**BRIEF**: Retype the opening lines of the listing below, ending with the line that contains "const names = ['TTI", and leave out any pictures.

**SUPPLIED INFORMATION**:
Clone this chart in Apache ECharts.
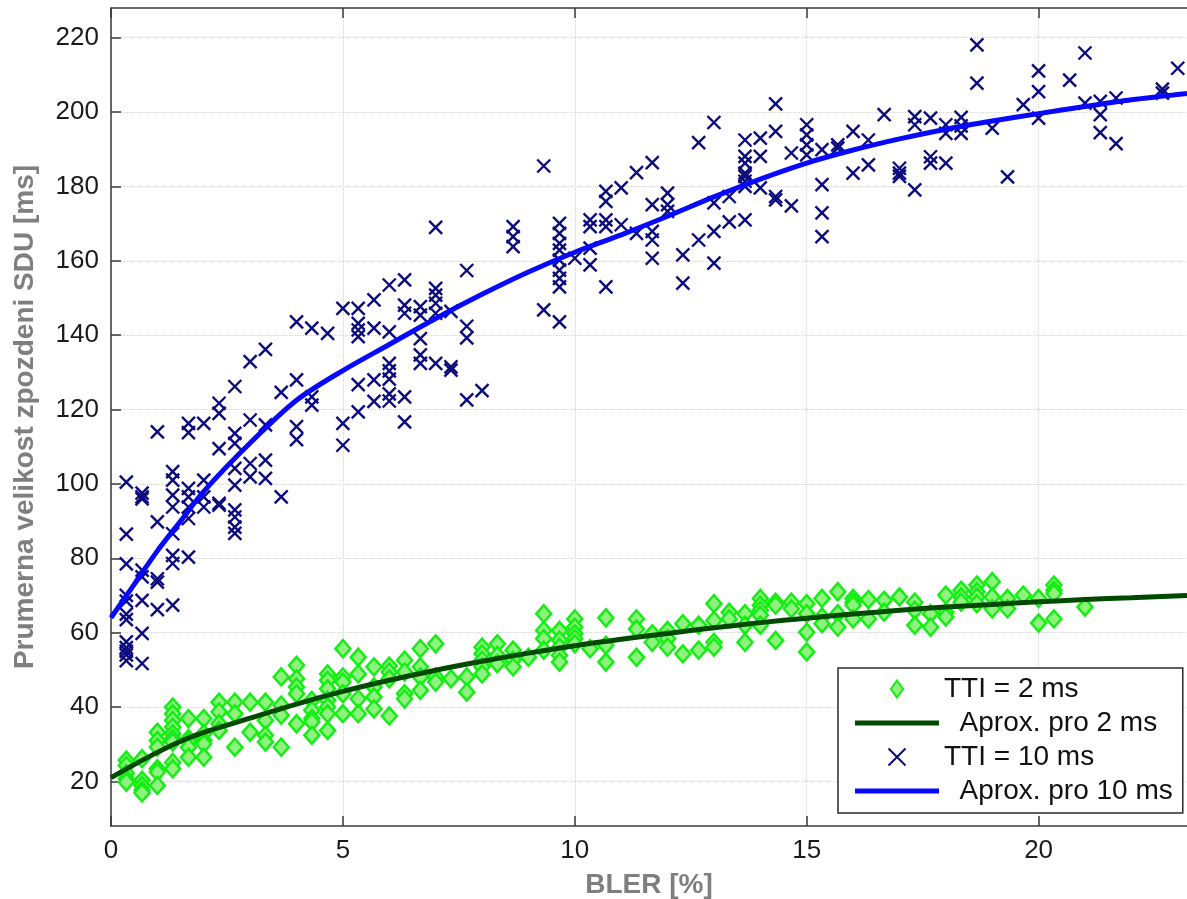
<!DOCTYPE html>
<html><head><meta charset="utf-8">
<script src="https://cdn.jsdelivr.net/npm/echarts@6/dist/echarts.min.js"></script>
<style>html,body{margin:0;padding:0;background:#fff}#c{width:1187px;height:899px}</style>
</head><body><div id="c"></div>
<script>
// ---- axis ticks ----
const xTicks = [0, 5, 10, 15, 20];
const yTicks = [20, 40, 60, 80, 100, 120, 140, 160, 180, 200, 220];

// ---- legend / series names ----
const names = ['TTI = 2 ms', '  Aprox. pro 2 ms', 'TTI = 10 ms', '  Aprox. pro 10 ms'];

// ---- approximation curves ----
const fitX   = [0, 0.5, 1, 1.5, 2, 3, 4, 5, 6, 7, 8, 9, 10, 11, 12, 13, 14, 15, 16, 17, 18, 19, 20, 21, 22, 23.2];
const fit2Y  = [21, 24.5, 27.8, 30.8, 33.2, 37, 40.8, 44.2, 47.2, 49.9, 52.3, 54.5, 56.5, 58.2, 59.8, 61.3, 62.7, 63.9, 65, 66, 66.9, 67.6, 68.3, 68.9, 69.4, 70];
const fit10Y = [64, 73, 82, 90, 98, 111, 122.5, 130.5, 137.5, 144.5, 151, 157, 162.3, 167, 172, 177.2, 182, 186.3, 189.8, 192.8, 195.4, 197.6, 199.6, 201.5, 203.3, 205];

// ---- measured points, TTI = 2 ms ----
const tti2Points = [
[0.33,25.7],[0.33,24.3],[0.33,22.1],[0.33,20.7],[0.33,19.8],
[0.67,26.1],[0.67,20.3],[0.67,18.9],[0.67,17.6],[0.67,16.9],
[1,33.2],[1,31],[1,29.2],[1,23.4],[1,22.5],[1,18.9],
[1.33,40],[1.33,38.2],[1.33,36.4],[1.33,34.6],[1.33,32.8],[1.33,31.5],[1.33,30.6],[1.33,25.1],[1.33,23.4],
[1.67,36.9],[1.67,31.5],[1.67,30.6],[1.67,29.2],[1.67,26.5],
[2,36.9],[2,32.8],[2,31],[2,30.1],[2,26.5],
[2.33,41.3],[2.33,38.7],[2.33,35.5],[2.33,33.7],
[2.67,41.3],[2.67,38.2],[2.67,29.2],
[3,41.3],[3,33.2],
[3.33,41.3],[3.33,36.4],[3.33,32.4],[3.33,30.6],
[3.67,48.1],[3.67,40.5],[3.67,37.8],[3.67,29.2],
[4,51.2],[4,47.6],[4,45.4],[4,43.6],[4,35.5],
[4.33,41.8],[4.33,39.1],[4.33,36.9],[4.33,36],[4.33,32.4],
[4.67,48.9],[4.67,47.2],[4.67,44.9],[4.67,41.8],[4.67,40],[4.67,38.2],[4.67,33.7],
[5,55.7],[5,48.1],[5,46.7],[5,43.6],[5,38.2],
[5.33,53.4],[5.33,48.9],[5.33,42.2],[5.33,38.2],
[5.67,50.8],[5.67,45.4],[5.67,42.7],[5.67,39.5],
[6,51],[6,49.4],[6,47.6],[6,37.6],
[6.33,52.6],[6.33,49.4],[6.33,43.6],[6.33,42.2],
[6.67,55.7],[6.67,50.8],[6.67,48.1],[6.67,44.5],
[7,57],[7,48.1],[7,46.7],
[7.33,47.6],
[7.67,48.1],[7.67,44],
[8,56.1],[8,54.3],[8,52.6],[8,50.8],[8,48.9],
[8.33,57],[8.33,53.9],[8.33,51.7],
[8.67,55.3],[8.67,52.6],[8.67,50.8],
[9,53.4],
[9.33,65.1],[9.33,60.6],[9.33,58.4],[9.33,55.3],
[9.67,60.6],[9.67,58],[9.67,56.1],[9.67,53.9],[9.67,52.1],
[10,63.7],[10,61.5],[10,59.7],[10,58.4],[10,57],
[10.33,55.7],
[10.67,64],[10.67,56.6],[10.67,52.1],
[11.33,63.7],[11.33,61],[11.33,53.4],
[11.67,59.7],[11.67,57.4],
[12,60.6],[12,58.4],[12,56.1],
[12.33,62.4],[12.33,54.3],
[12.67,62],[12.67,55.3],
[13,67.8],[13,63.3],[13,57.4],[13,56.1],
[13.33,65.5],[13.33,63.7],
[13.67,65.1],[13.67,62],[13.67,57.4],
[14,69.2],[14,67.4],[14,66],[14,64.7],[14,62],
[14.33,68.2],[14.33,67.4],[14.33,57.9],
[14.67,68.2],[14.67,66.4],
[15,67.8],[15,65.1],[15,60.1],[15,54.8],
[15.33,69.2],[15.33,64.2],[15.33,62.4],
[15.67,71],[15.67,65.1],[15.67,61.5],
[16,69.2],[16,68.2],[16,67.4],[16,63.7],
[16.33,68.9],[16.33,63.7],
[16.67,68.7],[16.67,65.5],
[17,69.6],
[17.33,68.2],[17.33,66],[17.33,62],
[17.67,65.1],[17.67,61.5],
[18,70.1],[18,65.5],[18,64.2],
[18.33,71.4],[18.33,69.6],[18.33,68.2],
[18.67,72.8],[18.67,71],[18.67,69.6],[18.67,67.8],
[19,73.7],[19,69.6],[19,66.4],
[19.33,69.2],[19.33,66.4],
[19.67,70.1],
[20,69.2],[20,62.6],
[20.33,72.8],[20.33,71.4],[20.33,70.5],[20.33,63.7],
[21,66.9]
];

// ---- measured points, TTI = 10 ms ----
const tti10Points = [
[0.33,100.5],[0.33,86.5],[0.33,78.5],[0.33,70],[0.33,68.5],[0.33,65],[0.33,63.5],[0.33,57.5],[0.33,56],[0.33,55],[0.33,54],[0.33,52.5],
[0.67,97.5],[0.67,96.5],[0.67,96],[0.67,76.8],[0.67,75],[0.67,68.7],[0.67,59.8],[0.67,51.7],
[1,114],[1,89.8],[1,74.5],[1,73.6],[1,66.2],
[1.33,103.3],[1.33,101],[1.33,97],[1.33,93.8],[1.33,86.6],[1.33,80.8],[1.33,78.6],[1.33,67.4],
[1.67,116.3],[1.67,113.8],[1.67,98.8],[1.67,96.5],[1.67,93.8],[1.67,90.7],[1.67,80.3],
[2,116.3],[2,101],[2,96.5],[2,93.8],
[2.33,121.7],[2.33,119],[2.33,109.5],[2.33,94.3],[2.33,94.8],
[2.67,126.2],[2.67,113.6],[2.67,110.9],[2.67,104.2],[2.67,99.7],[2.67,93],[2.67,91.1],[2.67,88.4],[2.67,86.7],
[3,132.9],[3,117.2],[3,105.5],[3,101.9],
[3.33,136.2],[3.33,115.9],[3.33,106.4],[3.33,101.5],
[3.67,124.6],[3.67,96.5],
[4,143.6],[4,128],[4,115.4],[4,111.9],
[4.33,141.9],[4.33,123.4],[4.33,121.2],
[4.67,140.5],
[5,147.2],[5,116.3],[5,110.4],
[5.33,147.2],[5.33,143.2],[5.33,141.4],[5.33,139.6],[5.33,126.7],[5.33,119.4],
[5.67,149.5],[5.67,141.9],[5.67,128],[5.67,122.2],
[6,153.5],[6,140.9],[6,132.4],[6,130.4],[6,128.2],[6,124.2],[6,122.3],
[6.33,154.9],[6.33,148.1],[6.33,145.9],[6.33,123.4],[6.33,116.7],
[6.67,147.7],[6.67,145.4],[6.67,139.1],[6.67,134.7],[6.67,132.4],
[7,169],[7,152.6],[7,150.8],[7,148.6],[7,145.9],[7,132.4],
[7.33,146.4],[7.33,131.5],[7.33,130.6],
[7.67,157.4],[7.67,142.4],[7.67,139.3],[7.67,122.6],
[8,125.1],
[8.67,169.2],[8.67,166.5],[8.67,163.8],
[9.33,185.5],[9.33,146.8],
[9.67,170.1],[9.67,167.4],[9.67,164.7],[9.67,162.9],[9.67,160.2],[9.67,157.5],[9.67,155.3],[9.67,153],[9.67,143.6],
[10,160.7],
[10.33,171],[10.33,169.2],[10.33,163.4],[10.33,158.9],
[10.67,178.7],[10.67,176],[10.67,171],[10.67,169.2],[10.67,153],
[11,179.6],[11,169.7],
[11.33,183.7],[11.33,167.4],
[11.67,186.4],[11.67,175.1],[11.67,167.9],[11.67,165.6],[11.67,160.7],
[12,178.2],[12,175.1],[12,173.3],
[12.33,161.6],[12.33,154],
[12.67,191.8],[12.67,165.6],
[13,197.2],[13,175.6],[13,167.9],[13,159.4],
[13.33,177.3],[13.33,170.5],
[13.67,192.5],[13.67,188.1],[13.67,186.3],[13.67,183.6],[13.67,182.7],[13.67,181.4],[13.67,180],[13.67,171],
[14,193],[14,188.1],[14,179.6],
[14.33,202.2],[14.33,194.8],[14.33,177.3],[14.33,176.4],
[14.67,189],[14.67,174.8],
[15,196.6],[15,193.9],[15,191.2],[15,188.5],
[15.33,189.9],[15.33,180.5],[15.33,172.9],[15.33,166.5],
[15.67,191.2],[15.67,190.3],
[16,194.8],[16,183.6],
[16.33,192.5],[16.33,185.8],
[16.67,199.3],
[17,184.9],[17,183.6],[17,182.7],
[17.33,198.8],[17.33,196.6],[17.33,179.1],
[17.67,198.4],[17.67,188],[17.67,186.3],
[18,196.6],[18,194.3],[18,186.3],
[18.33,198.6],[18.33,196.3],[18.33,194.3],
[18.67,218.1],[18.67,207.8],
[19,195.7],
[19.33,182.6],
[19.67,202],
[20,211.1],[20,205.5],[20,198.4],
[20.67,208.6],
[21,215.9],[21,202.4],
[21.33,202.9],[21.33,199.3],[21.33,194.5],
[21.67,203.8],[21.67,191.5],
[22.67,206.2],[22.67,205.1],
[23,211.8]
];

const FONT = "'Liberation Sans', Arial, Helvetica, sans-serif";
const DIAMOND = 'path://M5,0L10,7L5,14L0,7Z';
const CROSS = 'path://M0,0L10,10M10,0L0,10';
const BAR = 'path://M0,0L168,0L168,10L0,10Z';
const zip = (xs, ys) => xs.map((x, i) => [x, ys[i]]);

const chart = echarts.init(document.getElementById('c'), null, {renderer: 'canvas'});
const axisLineStyle = {color: '#3a3a3a', width: 1.5};
chart.setOption({
  animation: false,
  backgroundColor: '#ffffff',
  grid: {left: 111, right: 0, top: 8, bottom: 73, containLabel: false, outerBoundsMode: 'none'},
  xAxis: [{
    type: 'value', min: 0, max: 23.2, position: 'bottom',
    name: 'BLER [%]', nameLocation: 'middle', nameGap: 45,
    nameTextStyle: {fontFamily: FONT, fontWeight: 'bold', fontSize: 28, color: '#7f7f7f'},
    axisLine: {show: true, lineStyle: axisLineStyle},
    axisTick: {show: true, inside: true, length: 10, customValues: xTicks, lineStyle: axisLineStyle},
    axisLabel: {customValues: xTicks, fontFamily: FONT, fontSize: 26, color: '#1a1a1a', margin: 12},
    splitLine: {show: true, lineStyle: {color: '#d4d4d4', type: 'dotted', width: 1}}
  }, {
    type: 'value', min: 0, max: 23.2, position: 'top',
    axisLine: {show: true, onZero: false, lineStyle: axisLineStyle},
    axisTick: {show: true, inside: true, length: 10, customValues: xTicks, lineStyle: axisLineStyle},
    axisLabel: {show: false},
    splitLine: {show: false}
  }],
  yAxis: [{
    type: 'value', min: 8, max: 228,
    name: 'Prumerna velikost zpozdeni SDU [ms]', nameLocation: 'middle', nameGap: 72,
    nameTextStyle: {fontFamily: FONT, fontWeight: 'bold', fontSize: 28, color: '#7f7f7f'},
    axisLine: {show: true, lineStyle: axisLineStyle},
    axisTick: {show: true, inside: true, length: 10, customValues: yTicks, lineStyle: axisLineStyle},
    axisLabel: {customValues: yTicks, fontFamily: FONT, fontSize: 26, color: '#1a1a1a', margin: 12},
    splitLine: {show: true, lineStyle: {color: '#d4d4d4', type: 'dotted', width: 1}}
  }],
  legend: {
    orient: 'vertical', left: 838, top: 668,
    data: [
      {name: names[0], icon: DIAMOND},
      {name: names[1], icon: BAR},
      {name: names[2], icon: CROSS},
      {name: names[3], icon: BAR}
    ],
    itemWidth: 84, itemHeight: 17, itemGap: 6,
    padding: [7, 10, 8, 17],
    backgroundColor: '#ffffff', borderColor: '#2a2a2a', borderWidth: 1.5, borderRadius: 0,
    textStyle: {fontFamily: FONT, fontSize: 28, color: '#111', lineHeight: 28},
    selectedMode: false
  },
  series: [{
    name: names[0], type: 'scatter', data: tti2Points,
    symbol: DIAMOND, symbolSize: [15, 17],
    itemStyle: {color: '#8ff27f', borderColor: '#14ee14', borderWidth: 2.5, opacity: 1},
    z: 2
  }, {
    name: names[1], type: 'line', data: zip(fitX, fit2Y), smooth: 0.3,
    showSymbol: false, symbol: 'none',
    lineStyle: {color: '#004a00', width: 5},
    itemStyle: {color: '#004a00'},
    z: 3
  }, {
    name: names[2], type: 'scatter', data: tti10Points,
    symbol: CROSS, symbolSize: 13,
    itemStyle: {color: 'none', borderColor: '#0c0c7c', borderWidth: 2.4, opacity: 1},
    z: 4
  }, {
    name: names[3], type: 'line', data: zip(fitX, fit10Y), smooth: 0.3,
    showSymbol: false, symbol: 'none',
    lineStyle: {color: '#0808ff', width: 5},
    itemStyle: {color: '#0808ff'},
    z: 5
  }]
});
</script>
</body></html>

**FINAL RESULT**:
Clone this chart in Apache ECharts.
<!DOCTYPE html>
<html><head><meta charset="utf-8">
<script src="https://cdn.jsdelivr.net/npm/echarts@6/dist/echarts.min.js"></script>
<style>html,body{margin:0;padding:0;background:#fff}#c{width:1187px;height:899px}</style>
</head><body><div id="c"></div>
<script>
// ---- axis ticks ----
const xTicks = [0, 5, 10, 15, 20];
const yTicks = [20, 40, 60, 80, 100, 120, 140, 160, 180, 200, 220];

// ---- legend / series names ----
const names = ['TTI = 2 ms', '  Aprox. pro 2 ms', 'TTI = 10 ms', '  Aprox. pro 10 ms'];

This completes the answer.